GOAL: Return the material exactly, first line through the line containing "zone_label_y = 65.9", and nothing more. Pictures stay out.

┏━━

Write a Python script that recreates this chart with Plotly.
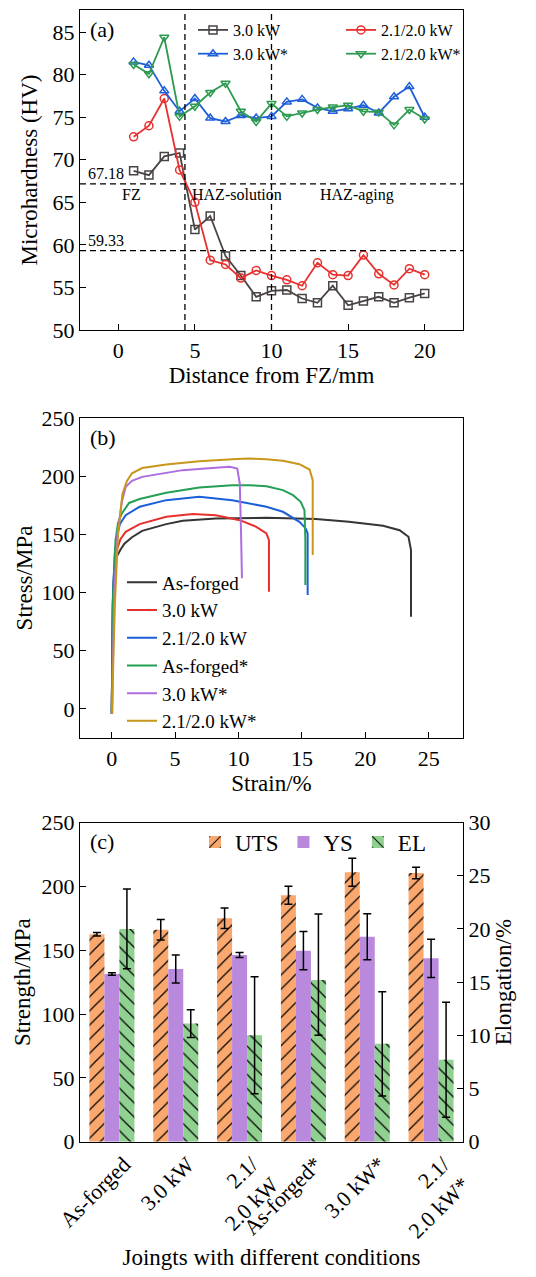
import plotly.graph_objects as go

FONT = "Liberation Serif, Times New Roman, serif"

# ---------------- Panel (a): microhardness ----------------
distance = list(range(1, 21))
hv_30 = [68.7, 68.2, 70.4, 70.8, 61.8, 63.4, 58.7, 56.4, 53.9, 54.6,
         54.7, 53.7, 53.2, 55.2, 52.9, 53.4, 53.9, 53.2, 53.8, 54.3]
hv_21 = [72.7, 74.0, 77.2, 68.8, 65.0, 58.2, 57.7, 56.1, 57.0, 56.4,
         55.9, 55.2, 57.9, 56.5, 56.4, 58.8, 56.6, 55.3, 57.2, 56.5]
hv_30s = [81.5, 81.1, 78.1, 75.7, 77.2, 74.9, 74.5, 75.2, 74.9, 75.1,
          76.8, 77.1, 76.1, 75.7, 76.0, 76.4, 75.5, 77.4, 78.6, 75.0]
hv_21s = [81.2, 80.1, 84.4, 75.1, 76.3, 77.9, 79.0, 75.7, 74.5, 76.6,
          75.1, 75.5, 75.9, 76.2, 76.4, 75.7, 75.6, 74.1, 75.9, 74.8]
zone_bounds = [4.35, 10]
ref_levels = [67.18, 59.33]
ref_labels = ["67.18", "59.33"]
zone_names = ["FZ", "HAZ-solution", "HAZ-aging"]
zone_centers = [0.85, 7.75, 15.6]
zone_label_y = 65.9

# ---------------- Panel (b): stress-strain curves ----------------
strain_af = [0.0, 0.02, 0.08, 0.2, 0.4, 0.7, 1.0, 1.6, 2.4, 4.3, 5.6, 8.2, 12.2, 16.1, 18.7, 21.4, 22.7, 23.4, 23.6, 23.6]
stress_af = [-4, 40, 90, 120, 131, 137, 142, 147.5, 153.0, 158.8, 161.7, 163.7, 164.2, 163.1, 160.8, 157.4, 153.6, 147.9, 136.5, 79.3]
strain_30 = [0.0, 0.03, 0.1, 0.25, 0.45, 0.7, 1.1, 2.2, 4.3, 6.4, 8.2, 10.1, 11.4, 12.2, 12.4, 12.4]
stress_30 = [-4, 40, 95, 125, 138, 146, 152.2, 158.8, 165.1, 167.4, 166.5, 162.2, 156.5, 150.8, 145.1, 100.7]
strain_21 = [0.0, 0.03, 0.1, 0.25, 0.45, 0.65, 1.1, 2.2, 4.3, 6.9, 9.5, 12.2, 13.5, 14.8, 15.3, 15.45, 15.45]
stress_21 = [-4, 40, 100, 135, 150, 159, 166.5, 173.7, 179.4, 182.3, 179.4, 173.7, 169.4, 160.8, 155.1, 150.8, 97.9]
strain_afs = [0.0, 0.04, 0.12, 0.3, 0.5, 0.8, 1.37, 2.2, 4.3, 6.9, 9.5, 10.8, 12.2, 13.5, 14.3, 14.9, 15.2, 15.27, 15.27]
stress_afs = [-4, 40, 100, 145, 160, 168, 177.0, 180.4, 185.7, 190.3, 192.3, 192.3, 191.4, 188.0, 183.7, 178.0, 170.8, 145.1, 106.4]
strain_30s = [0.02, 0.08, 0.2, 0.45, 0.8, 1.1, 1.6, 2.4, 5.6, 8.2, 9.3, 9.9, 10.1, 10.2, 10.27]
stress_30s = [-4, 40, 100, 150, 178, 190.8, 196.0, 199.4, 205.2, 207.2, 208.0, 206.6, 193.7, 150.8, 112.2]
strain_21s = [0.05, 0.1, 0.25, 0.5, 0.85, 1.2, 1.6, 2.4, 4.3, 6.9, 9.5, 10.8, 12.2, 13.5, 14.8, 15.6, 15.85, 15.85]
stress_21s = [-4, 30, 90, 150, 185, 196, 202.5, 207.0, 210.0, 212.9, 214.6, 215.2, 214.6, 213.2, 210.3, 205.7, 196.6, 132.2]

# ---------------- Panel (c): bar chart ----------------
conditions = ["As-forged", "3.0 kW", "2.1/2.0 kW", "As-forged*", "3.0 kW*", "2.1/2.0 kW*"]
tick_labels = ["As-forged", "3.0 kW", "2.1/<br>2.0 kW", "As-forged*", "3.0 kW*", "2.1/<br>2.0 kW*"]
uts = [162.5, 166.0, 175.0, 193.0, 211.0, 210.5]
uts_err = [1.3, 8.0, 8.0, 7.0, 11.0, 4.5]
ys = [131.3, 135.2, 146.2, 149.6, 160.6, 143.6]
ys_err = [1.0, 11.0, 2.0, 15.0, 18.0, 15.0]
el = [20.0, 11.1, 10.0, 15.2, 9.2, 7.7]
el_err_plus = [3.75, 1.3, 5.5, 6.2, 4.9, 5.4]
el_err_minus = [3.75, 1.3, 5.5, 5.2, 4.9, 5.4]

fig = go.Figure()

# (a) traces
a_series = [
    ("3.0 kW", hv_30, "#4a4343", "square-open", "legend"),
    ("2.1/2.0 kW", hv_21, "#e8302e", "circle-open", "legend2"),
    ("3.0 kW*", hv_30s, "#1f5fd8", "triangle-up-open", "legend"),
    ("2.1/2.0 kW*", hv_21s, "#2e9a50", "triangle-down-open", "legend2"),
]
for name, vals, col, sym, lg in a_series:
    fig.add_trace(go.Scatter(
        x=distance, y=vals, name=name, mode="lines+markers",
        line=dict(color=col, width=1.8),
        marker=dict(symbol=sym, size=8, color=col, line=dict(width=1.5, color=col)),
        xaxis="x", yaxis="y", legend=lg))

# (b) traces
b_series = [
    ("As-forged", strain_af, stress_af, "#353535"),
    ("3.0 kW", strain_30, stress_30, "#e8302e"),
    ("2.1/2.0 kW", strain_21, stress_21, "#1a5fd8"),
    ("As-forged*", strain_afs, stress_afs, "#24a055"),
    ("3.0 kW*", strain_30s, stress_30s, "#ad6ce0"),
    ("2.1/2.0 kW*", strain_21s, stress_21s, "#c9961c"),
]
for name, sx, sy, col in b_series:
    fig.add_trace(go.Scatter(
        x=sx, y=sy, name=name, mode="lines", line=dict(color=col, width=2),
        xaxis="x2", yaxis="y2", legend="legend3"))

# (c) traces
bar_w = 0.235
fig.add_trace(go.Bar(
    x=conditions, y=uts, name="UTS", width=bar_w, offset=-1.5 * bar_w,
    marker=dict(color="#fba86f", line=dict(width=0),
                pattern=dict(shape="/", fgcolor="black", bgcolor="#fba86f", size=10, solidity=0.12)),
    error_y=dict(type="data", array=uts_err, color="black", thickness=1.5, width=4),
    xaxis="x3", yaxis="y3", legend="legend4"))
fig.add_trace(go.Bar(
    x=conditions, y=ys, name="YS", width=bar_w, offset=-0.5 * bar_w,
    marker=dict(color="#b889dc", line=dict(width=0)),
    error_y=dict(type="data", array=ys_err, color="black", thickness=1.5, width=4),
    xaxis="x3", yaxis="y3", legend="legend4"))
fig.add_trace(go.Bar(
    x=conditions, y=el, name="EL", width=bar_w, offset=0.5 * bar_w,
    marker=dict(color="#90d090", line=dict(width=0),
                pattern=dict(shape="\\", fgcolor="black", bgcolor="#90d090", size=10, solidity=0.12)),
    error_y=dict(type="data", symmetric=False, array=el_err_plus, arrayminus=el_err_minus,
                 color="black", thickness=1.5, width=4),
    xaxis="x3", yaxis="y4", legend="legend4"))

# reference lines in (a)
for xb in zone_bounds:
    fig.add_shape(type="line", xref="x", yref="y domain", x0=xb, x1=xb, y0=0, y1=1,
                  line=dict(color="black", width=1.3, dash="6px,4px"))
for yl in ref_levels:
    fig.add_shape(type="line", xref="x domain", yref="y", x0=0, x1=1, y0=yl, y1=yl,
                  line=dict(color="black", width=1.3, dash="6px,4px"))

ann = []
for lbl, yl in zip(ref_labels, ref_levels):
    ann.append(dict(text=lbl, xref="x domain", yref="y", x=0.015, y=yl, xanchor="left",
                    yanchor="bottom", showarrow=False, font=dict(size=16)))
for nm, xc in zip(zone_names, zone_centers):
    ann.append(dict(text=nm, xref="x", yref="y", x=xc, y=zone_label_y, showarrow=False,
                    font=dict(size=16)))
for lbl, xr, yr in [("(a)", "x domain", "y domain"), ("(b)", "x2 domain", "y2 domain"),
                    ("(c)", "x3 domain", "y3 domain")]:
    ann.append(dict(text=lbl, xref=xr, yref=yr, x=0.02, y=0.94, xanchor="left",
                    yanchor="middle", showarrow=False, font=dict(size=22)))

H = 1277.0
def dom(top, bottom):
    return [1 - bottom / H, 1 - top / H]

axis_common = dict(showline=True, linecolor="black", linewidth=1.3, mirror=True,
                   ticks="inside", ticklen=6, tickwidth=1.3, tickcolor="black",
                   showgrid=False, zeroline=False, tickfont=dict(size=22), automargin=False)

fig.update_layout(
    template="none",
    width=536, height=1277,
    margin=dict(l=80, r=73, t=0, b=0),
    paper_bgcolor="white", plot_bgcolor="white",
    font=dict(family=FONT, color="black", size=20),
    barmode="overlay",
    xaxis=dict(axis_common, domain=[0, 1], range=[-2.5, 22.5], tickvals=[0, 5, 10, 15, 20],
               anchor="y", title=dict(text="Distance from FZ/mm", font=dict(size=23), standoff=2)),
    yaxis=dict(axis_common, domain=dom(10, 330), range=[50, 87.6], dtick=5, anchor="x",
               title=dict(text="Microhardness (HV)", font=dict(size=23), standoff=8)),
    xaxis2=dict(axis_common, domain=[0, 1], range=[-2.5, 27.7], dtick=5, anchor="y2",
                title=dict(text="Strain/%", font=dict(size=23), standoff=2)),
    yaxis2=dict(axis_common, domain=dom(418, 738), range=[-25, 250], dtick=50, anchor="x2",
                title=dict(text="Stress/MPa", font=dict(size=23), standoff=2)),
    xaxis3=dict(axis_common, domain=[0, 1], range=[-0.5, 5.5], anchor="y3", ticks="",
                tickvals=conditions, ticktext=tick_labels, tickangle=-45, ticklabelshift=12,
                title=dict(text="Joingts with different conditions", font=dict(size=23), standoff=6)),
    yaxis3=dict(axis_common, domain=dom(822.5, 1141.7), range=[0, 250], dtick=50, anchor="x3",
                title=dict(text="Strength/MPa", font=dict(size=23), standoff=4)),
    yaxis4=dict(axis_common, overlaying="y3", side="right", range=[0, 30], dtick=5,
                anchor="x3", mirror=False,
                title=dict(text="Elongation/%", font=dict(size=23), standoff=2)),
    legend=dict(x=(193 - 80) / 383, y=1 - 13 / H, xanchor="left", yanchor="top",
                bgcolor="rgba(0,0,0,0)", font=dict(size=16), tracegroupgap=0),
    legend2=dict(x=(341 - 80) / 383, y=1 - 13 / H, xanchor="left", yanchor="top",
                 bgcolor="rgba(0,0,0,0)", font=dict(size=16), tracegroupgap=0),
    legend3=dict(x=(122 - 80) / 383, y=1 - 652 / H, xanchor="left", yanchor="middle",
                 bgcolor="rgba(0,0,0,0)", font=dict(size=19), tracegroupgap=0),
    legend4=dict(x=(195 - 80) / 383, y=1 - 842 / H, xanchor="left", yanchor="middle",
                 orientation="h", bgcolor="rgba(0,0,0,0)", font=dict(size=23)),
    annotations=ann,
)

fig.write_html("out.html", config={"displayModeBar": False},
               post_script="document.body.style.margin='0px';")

┗━━

RESPONSE TO THE TASK:
Write a Python script that recreates this chart with Plotly.
import plotly.graph_objects as go

FONT = "Liberation Serif, Times New Roman, serif"

# ---------------- Panel (a): microhardness ----------------
distance = list(range(1, 21))
hv_30 = [68.7, 68.2, 70.4, 70.8, 61.8, 63.4, 58.7, 56.4, 53.9, 54.6,
         54.7, 53.7, 53.2, 55.2, 52.9, 53.4, 53.9, 53.2, 53.8, 54.3]
hv_21 = [72.7, 74.0, 77.2, 68.8, 65.0, 58.2, 57.7, 56.1, 57.0, 56.4,
         55.9, 55.2, 57.9, 56.5, 56.4, 58.8, 56.6, 55.3, 57.2, 56.5]
hv_30s = [81.5, 81.1, 78.1, 75.7, 77.2, 74.9, 74.5, 75.2, 74.9, 75.1,
          76.8, 77.1, 76.1, 75.7, 76.0, 76.4, 75.5, 77.4, 78.6, 75.0]
hv_21s = [81.2, 80.1, 84.4, 75.1, 76.3, 77.9, 79.0, 75.7, 74.5, 76.6,
          75.1, 75.5, 75.9, 76.2, 76.4, 75.7, 75.6, 74.1, 75.9, 74.8]
zone_bounds = [4.35, 10]
ref_levels = [67.18, 59.33]
ref_labels = ["67.18", "59.33"]
zone_names = ["FZ", "HAZ-solution", "HAZ-aging"]
zone_centers = [0.85, 7.75, 15.6]
zone_label_y = 65.9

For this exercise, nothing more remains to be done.